Description of the task →
Every line of the listing must be reproduced as it stands. Leave the images behind.

*** Supplied information

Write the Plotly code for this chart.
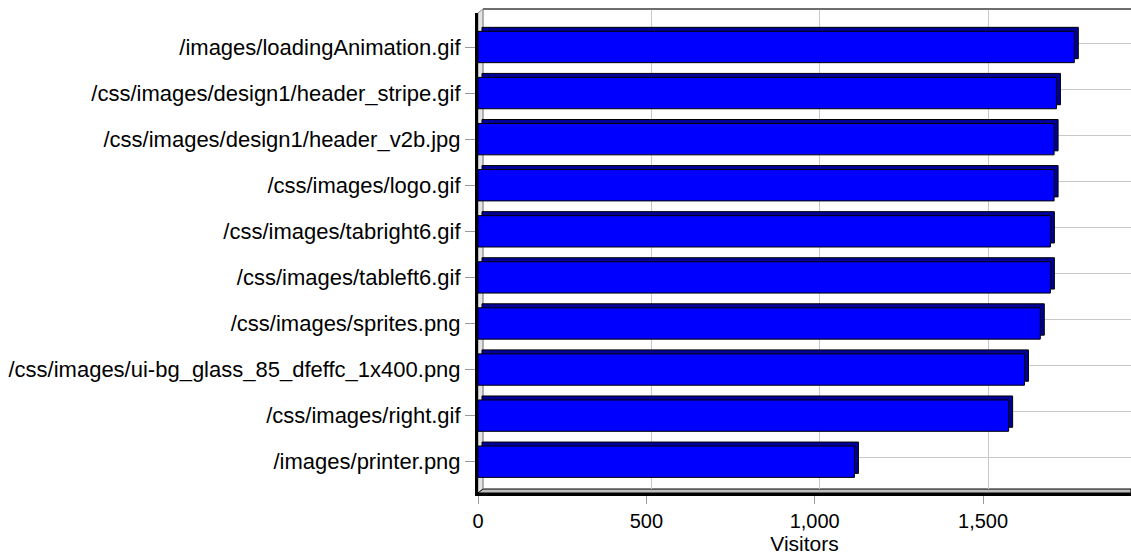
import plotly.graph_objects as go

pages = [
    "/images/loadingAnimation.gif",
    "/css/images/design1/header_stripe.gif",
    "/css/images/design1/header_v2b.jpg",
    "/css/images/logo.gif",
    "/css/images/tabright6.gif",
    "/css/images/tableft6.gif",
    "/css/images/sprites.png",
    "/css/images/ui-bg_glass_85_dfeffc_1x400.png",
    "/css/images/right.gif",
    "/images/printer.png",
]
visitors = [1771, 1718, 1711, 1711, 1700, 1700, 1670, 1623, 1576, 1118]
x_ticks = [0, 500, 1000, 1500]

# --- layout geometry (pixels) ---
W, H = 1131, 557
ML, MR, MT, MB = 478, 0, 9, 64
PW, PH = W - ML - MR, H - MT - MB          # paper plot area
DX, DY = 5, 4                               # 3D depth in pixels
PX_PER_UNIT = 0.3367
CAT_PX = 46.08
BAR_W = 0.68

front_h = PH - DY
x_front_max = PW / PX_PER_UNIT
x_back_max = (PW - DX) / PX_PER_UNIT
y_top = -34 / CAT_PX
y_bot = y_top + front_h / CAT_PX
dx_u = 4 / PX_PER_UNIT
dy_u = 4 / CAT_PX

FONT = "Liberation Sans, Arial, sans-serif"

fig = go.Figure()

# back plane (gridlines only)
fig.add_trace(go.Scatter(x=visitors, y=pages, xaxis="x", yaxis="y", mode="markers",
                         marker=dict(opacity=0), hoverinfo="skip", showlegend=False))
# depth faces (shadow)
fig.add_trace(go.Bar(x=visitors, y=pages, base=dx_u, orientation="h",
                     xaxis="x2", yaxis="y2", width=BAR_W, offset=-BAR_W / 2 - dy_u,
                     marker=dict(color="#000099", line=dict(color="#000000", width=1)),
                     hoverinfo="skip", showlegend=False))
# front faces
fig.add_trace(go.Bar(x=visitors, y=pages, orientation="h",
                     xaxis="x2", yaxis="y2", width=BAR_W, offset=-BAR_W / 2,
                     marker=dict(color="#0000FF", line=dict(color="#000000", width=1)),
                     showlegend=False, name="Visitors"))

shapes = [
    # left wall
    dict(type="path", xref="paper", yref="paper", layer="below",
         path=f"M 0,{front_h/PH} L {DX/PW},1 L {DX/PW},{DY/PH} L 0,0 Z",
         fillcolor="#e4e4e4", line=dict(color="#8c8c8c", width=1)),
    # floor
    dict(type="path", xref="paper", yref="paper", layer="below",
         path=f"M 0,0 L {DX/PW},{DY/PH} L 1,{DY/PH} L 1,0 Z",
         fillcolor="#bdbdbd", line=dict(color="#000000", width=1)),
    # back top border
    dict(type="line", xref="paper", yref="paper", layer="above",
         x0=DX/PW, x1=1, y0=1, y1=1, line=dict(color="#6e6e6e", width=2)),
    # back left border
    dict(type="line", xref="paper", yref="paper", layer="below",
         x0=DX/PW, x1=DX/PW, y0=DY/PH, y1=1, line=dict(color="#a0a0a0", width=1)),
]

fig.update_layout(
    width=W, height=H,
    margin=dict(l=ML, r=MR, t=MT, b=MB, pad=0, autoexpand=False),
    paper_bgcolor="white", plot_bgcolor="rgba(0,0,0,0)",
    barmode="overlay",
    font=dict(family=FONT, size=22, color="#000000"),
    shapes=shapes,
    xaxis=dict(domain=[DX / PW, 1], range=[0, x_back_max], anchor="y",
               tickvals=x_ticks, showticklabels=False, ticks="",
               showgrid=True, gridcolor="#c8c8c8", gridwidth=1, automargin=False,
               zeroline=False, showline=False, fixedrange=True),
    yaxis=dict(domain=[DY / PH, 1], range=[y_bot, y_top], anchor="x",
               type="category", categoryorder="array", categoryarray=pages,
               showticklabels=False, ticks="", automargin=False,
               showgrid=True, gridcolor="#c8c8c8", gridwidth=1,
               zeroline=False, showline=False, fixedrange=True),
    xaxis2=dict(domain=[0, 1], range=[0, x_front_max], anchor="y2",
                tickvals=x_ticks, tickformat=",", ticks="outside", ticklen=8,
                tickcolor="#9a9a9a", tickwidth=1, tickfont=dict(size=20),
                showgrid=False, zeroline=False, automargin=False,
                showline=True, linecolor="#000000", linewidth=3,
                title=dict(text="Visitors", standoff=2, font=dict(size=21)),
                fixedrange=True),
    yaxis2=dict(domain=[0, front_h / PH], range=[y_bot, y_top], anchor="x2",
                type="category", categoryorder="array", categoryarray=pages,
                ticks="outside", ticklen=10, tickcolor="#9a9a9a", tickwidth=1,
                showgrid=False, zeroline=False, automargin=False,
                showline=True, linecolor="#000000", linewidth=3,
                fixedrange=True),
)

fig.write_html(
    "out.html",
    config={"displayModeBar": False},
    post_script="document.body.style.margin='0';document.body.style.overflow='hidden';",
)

******

Solution to this problem →
Write the Plotly code for this chart.
import plotly.graph_objects as go

pages = [
    "/images/loadingAnimation.gif",
    "/css/images/design1/header_stripe.gif",
    "/css/images/design1/header_v2b.jpg",
    "/css/images/logo.gif",
    "/css/images/tabright6.gif",
    "/css/images/tableft6.gif",
    "/css/images/sprites.png",
    "/css/images/ui-bg_glass_85_dfeffc_1x400.png",
    "/css/images/right.gif",
    "/images/printer.png",
]
visitors = [1771, 1718, 1711, 1711, 1700, 1700, 1670, 1623, 1576, 1118]
x_ticks = [0, 500, 1000, 1500]

# --- layout geometry (pixels) ---
W, H = 1131, 557
ML, MR, MT, MB = 478, 0, 9, 64
PW, PH = W - ML - MR, H - MT - MB          # paper plot area
DX, DY = 5, 4                               # 3D depth in pixels
PX_PER_UNIT = 0.3367
CAT_PX = 46.08
BAR_W = 0.68

front_h = PH - DY
x_front_max = PW / PX_PER_UNIT
x_back_max = (PW - DX) / PX_PER_UNIT
y_top = -34 / CAT_PX
y_bot = y_top + front_h / CAT_PX
dx_u = 4 / PX_PER_UNIT
dy_u = 4 / CAT_PX

FONT = "Liberation Sans, Arial, sans-serif"

fig = go.Figure()

# back plane (gridlines only)
fig.add_trace(go.Scatter(x=visitors, y=pages, xaxis="x", yaxis="y", mode="markers",
                         marker=dict(opacity=0), hoverinfo="skip", showlegend=False))
# depth faces (shadow)
fig.add_trace(go.Bar(x=visitors, y=pages, base=dx_u, orientation="h",
                     xaxis="x2", yaxis="y2", width=BAR_W, offset=-BAR_W / 2 - dy_u,
                     marker=dict(color="#000099", line=dict(color="#000000", width=1)),
                     hoverinfo="skip", showlegend=False))
# front faces
fig.add_trace(go.Bar(x=visitors, y=pages, orientation="h",
                     xaxis="x2", yaxis="y2", width=BAR_W, offset=-BAR_W / 2,
                     marker=dict(color="#0000FF", line=dict(color="#000000", width=1)),
                     showlegend=False, name="Visitors"))

shapes = [
    # left wall
    dict(type="path", xref="paper", yref="paper", layer="below",
         path=f"M 0,{front_h/PH} L {DX/PW},1 L {DX/PW},{DY/PH} L 0,0 Z",
         fillcolor="#e4e4e4", line=dict(color="#8c8c8c", width=1)),
    # floor
    dict(type="path", xref="paper", yref="paper", layer="below",
         path=f"M 0,0 L {DX/PW},{DY/PH} L 1,{DY/PH} L 1,0 Z",
         fillcolor="#bdbdbd", line=dict(color="#000000", width=1)),
    # back top border
    dict(type="line", xref="paper", yref="paper", layer="above",
         x0=DX/PW, x1=1, y0=1, y1=1, line=dict(color="#6e6e6e", width=2)),
    # back left border
    dict(type="line", xref="paper", yref="paper", layer="below",
         x0=DX/PW, x1=DX/PW, y0=DY/PH, y1=1, line=dict(color="#a0a0a0", width=1)),
]

fig.update_layout(
    width=W, height=H,
    margin=dict(l=ML, r=MR, t=MT, b=MB, pad=0, autoexpand=False),
    paper_bgcolor="white", plot_bgcolor="rgba(0,0,0,0)",
    barmode="overlay",
    font=dict(family=FONT, size=22, color="#000000"),
    shapes=shapes,
    xaxis=dict(domain=[DX / PW, 1], range=[0, x_back_max], anchor="y",
               tickvals=x_ticks, showticklabels=False, ticks="",
               showgrid=True, gridcolor="#c8c8c8", gridwidth=1, automargin=False,
               zeroline=False, showline=False, fixedrange=True),
    yaxis=dict(domain=[DY / PH, 1], range=[y_bot, y_top], anchor="x",
               type="category", categoryorder="array", categoryarray=pages,
               showticklabels=False, ticks="", automargin=False,
               showgrid=True, gridcolor="#c8c8c8", gridwidth=1,
               zeroline=False, showline=False, fixedrange=True),
    xaxis2=dict(domain=[0, 1], range=[0, x_front_max], anchor="y2",
                tickvals=x_ticks, tickformat=",", ticks="outside", ticklen=8,
                tickcolor="#9a9a9a", tickwidth=1, tickfont=dict(size=20),
                showgrid=False, zeroline=False, automargin=False,
                showline=True, linecolor="#000000", linewidth=3,
                title=dict(text="Visitors", standoff=2, font=dict(size=21)),
                fixedrange=True),
    yaxis2=dict(domain=[0, front_h / PH], range=[y_bot, y_top], anchor="x2",
                type="category", categoryorder="array", categoryarray=pages,
                ticks="outside", ticklen=10, tickcolor="#9a9a9a", tickwidth=1,
                showgrid=False, zeroline=False, automargin=False,
                showline=True, linecolor="#000000", linewidth=3,
                fixedrange=True),
)

fig.write_html(
    "out.html",
    config={"displayModeBar": False},
    post_script="document.body.style.margin='0';document.body.style.overflow='hidden';",
)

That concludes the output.